In any case, TEnT developers do not need to lose any sleep… at least for now. I guess the option for me would be to try out open source CAT tools, since by definition they do not require messy re-licensing. The problem is I am not familiarized with any, so self-training from ground zero would be a requisite. Furthermore, I do not even know if they require the use of Linux, with which I am totally unfamiliarized. We shall see…


Luke said...

Thanks for the overview. Very interesting about the dev email not working any more. I have also tried out GTT, with similar results. I do genuinely think that Google have the resources to change CAT usage. But I suppose that change is yet to come.

OmegaT is heartily recommended. It works on all platforms, although you do need to convert all files to the Open Office "open format" before working on them. This only very rarely causes formatting issues and normally very simple ones.

Apart from that you get a great product that creates TMX files, keeps your projects in order and is blazing fast to use.
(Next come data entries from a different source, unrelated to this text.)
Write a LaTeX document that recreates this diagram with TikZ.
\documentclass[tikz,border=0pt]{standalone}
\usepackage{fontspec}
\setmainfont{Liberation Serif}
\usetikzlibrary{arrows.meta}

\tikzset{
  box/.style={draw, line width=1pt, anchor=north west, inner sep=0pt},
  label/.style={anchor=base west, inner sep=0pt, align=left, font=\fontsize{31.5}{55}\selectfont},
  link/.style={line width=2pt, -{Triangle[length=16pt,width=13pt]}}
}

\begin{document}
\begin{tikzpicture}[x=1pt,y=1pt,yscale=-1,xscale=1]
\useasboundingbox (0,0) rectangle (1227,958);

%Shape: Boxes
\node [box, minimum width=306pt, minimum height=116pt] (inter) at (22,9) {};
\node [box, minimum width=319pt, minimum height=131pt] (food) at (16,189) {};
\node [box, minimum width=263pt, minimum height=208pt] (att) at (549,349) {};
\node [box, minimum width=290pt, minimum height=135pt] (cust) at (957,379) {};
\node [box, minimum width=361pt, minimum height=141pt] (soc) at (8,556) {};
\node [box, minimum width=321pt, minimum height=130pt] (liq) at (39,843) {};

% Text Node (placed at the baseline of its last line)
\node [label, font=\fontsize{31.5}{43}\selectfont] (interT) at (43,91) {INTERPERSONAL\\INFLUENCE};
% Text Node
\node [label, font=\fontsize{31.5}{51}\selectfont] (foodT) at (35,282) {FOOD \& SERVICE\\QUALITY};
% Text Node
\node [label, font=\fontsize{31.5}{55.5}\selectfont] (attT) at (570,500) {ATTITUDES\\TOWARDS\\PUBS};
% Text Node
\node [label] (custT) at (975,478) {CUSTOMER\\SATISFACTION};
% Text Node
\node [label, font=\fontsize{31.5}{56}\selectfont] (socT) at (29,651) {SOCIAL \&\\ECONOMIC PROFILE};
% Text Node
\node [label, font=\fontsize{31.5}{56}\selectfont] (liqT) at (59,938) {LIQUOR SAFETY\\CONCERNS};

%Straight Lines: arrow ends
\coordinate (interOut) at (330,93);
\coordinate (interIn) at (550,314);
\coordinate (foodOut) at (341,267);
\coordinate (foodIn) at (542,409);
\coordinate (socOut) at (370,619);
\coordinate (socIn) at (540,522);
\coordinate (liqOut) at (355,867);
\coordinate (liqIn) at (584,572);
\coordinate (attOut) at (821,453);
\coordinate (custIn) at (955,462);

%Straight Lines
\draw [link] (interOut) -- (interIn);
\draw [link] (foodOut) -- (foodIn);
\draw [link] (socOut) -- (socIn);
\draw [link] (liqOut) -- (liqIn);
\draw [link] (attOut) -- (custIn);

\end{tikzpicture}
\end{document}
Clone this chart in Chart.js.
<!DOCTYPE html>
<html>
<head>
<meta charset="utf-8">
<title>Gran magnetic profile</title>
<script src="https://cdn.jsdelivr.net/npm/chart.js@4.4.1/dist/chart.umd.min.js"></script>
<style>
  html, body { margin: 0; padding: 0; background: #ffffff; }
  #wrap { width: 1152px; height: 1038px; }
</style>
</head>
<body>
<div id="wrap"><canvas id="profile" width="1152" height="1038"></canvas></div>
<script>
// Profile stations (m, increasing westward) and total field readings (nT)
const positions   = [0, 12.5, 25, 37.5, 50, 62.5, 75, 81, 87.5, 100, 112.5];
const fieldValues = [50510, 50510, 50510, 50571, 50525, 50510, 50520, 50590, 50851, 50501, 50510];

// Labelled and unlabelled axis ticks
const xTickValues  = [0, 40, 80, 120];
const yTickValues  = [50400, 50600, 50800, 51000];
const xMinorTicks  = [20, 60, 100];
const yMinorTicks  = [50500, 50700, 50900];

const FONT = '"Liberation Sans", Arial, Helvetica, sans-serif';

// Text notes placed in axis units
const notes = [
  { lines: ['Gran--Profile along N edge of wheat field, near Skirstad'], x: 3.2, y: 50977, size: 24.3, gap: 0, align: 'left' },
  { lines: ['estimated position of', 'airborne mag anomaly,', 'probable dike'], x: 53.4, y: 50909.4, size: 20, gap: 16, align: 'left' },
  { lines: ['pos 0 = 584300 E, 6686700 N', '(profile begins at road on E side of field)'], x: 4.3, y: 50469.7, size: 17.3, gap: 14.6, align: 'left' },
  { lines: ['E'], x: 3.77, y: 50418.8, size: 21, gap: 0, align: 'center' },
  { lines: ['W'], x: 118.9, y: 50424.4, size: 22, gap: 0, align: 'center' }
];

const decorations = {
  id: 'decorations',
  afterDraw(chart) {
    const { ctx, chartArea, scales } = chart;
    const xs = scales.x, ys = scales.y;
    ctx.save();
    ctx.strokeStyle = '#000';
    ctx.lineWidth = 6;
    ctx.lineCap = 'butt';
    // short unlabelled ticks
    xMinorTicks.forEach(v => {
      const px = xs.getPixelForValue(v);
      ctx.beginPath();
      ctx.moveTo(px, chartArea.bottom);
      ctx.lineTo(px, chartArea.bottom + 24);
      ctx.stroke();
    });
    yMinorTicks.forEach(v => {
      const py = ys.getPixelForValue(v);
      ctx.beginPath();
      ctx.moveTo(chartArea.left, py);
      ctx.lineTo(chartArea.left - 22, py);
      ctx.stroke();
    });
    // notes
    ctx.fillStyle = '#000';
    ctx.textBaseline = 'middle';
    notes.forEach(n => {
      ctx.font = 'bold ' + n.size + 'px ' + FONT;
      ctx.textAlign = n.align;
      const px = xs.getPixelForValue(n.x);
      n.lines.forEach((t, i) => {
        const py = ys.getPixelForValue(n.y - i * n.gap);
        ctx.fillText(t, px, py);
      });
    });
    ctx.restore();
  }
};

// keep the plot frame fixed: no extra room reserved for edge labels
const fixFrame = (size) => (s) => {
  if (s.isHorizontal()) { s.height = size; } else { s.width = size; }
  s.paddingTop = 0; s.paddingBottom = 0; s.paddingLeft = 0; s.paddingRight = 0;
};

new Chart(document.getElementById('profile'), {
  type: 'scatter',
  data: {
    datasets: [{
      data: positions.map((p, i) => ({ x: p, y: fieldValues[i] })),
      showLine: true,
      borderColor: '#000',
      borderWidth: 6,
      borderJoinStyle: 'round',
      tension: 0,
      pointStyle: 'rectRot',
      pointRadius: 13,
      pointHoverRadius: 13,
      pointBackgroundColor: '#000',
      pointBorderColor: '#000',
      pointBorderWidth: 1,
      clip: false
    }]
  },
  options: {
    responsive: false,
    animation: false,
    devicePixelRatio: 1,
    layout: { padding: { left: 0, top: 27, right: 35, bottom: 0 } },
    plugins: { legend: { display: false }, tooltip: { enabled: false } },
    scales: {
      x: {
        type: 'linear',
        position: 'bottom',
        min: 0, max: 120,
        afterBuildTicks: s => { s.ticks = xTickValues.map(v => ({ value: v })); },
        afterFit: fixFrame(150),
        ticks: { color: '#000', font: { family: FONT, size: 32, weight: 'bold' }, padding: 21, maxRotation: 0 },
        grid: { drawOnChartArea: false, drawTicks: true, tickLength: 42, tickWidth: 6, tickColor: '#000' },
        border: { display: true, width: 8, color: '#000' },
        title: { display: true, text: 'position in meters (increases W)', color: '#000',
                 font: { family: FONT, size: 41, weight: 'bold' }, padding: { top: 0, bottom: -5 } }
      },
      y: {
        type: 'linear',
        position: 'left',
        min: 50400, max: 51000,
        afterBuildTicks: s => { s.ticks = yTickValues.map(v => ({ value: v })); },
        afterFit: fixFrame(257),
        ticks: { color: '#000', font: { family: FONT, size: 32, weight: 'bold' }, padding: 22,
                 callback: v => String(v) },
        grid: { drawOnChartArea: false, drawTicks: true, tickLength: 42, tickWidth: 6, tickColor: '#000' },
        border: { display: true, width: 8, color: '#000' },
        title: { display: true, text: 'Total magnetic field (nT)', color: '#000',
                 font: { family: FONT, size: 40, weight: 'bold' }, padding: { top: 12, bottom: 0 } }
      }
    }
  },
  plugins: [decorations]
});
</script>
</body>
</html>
As a final note, I also believe I saw that Corinne McKay uses OmegaT in a recent blog post. As chair of the ATA PR Committee, I'd say that's a solid green light to anyone interested in trying it!

Iwan Davies said...

The OmegaT CAT tool is open source and as it's written in Java, it runs on Windows, Linux and Mac. Well supported too.

If you're reasonably adept at learning new software, you can be up and running with OmegaT within a couple of weeks, and it is compatible with TMX so you should be able to access existing translation memories in that format.